Добавить в цитаты Настройки чтения

Страница 21 из 24

Осуждающий взгляд, вероятнее всего, увидит в утопии «репрезентативный симулякр» и воплощение смерти – отчужденное, выхолощенное пространство, где перекрыты все жизненные артерии. В случае сочувственного отношения к утопическим практикам то же самое будет выглядеть как сильный импульс «остранения», импульс выхода за пределы видимого мира, заряженный (согласно Эрнсту Блоху) «принципом надежды» – предвкушением возможности стать тем, кем ты еще не являешься. В обоих случаях утопическое пространство представляется настолько отчужденным и отчуждающим, настолько невнимательным к несчастному уэллсовскому персонажу, который считает утопию воплощением своих «самых заветных желаний» (Уэллс, 1964б [1923]: 226), но не находит в ней места для самого себя, что тезис Франка об ошибке и подмене хочется применить не столько к утопической логике, сколько собственно к утопическому желанию. Франк (и, конечно, далеко не только он) обнаруживает в утопии логическую погрешность, искажение истины; но что, если здесь искажено прежде всего само желание – что, если оно оторвано от своего субъекта, не совпадает с ним и утопические цели являются «ложными» в том смысле, что они не соответствуют подлинным потребностям и мотивам? Что, если разнообразные когнитивные и жанровые противоречия, в которых так часто обвиняют утопию, только следствия этого базового несовпадения?
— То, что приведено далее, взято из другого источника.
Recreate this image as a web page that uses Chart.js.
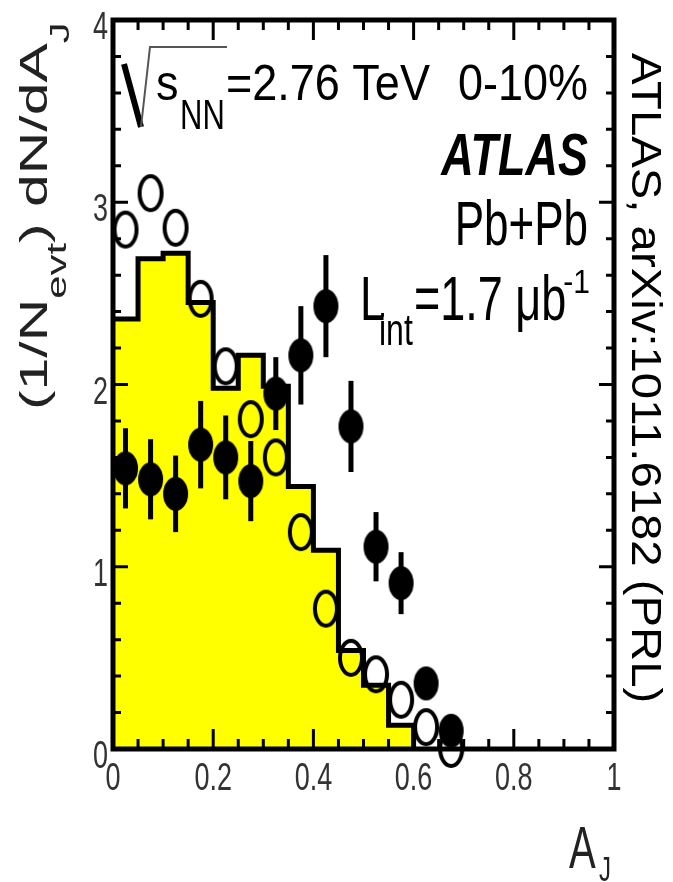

Декларативный альтруизм утопического желания подозрителен; можно предположить, что оно имеет двойное дно и под верхним слоем, под мечтой о коллективном счастье утаивается какое‐то другое, подлинное, более эгоистичное желание. Джеймисон прослеживает логику такого подозрения, завершая свой разбор «Пикника на обочине» братьев Стругацких; при этом он отталкивается от фрейдовского размышления о «частном» и «универсальном» желании:

Он [Фрейд. – И. К.] определяет частное желание как ненасытно эгоистическую фантазию, которая отталкивает нас не потому, что она эгоистична, а потому, что она не моя: формулировка, которая выявляет неприятный рой конкурирующих и несовместимых желаний, скрытых за социальным порядком и его культурной формой. Что же касается универсальности, она представляет собой не столько социальную возможность, сколько маскировку, которая делает возможной культурную форму – что‐то вроде нефигуративной системы орнамента и замысловатых декораций, симулирующих безличность и предлагающих абстракции, с которыми каждый может согласиться: более совершенное общество, «счастье для всех, даром, и пусть никто не уйдет обиженный». В таком случае разве утопический порядок не должен прочитываться как макиавеллиевская структура целесообразной социальной организации, скрывающаяся за обманчивой универсальностью различных утопических режимов? И можем ли мы в действительности проникнуть в глубинный секрет утопического, когда оно таким образом распадается на частный фантазм, с одной стороны, и фантазм практической политики, с другой? (Jameson, 2005: 76).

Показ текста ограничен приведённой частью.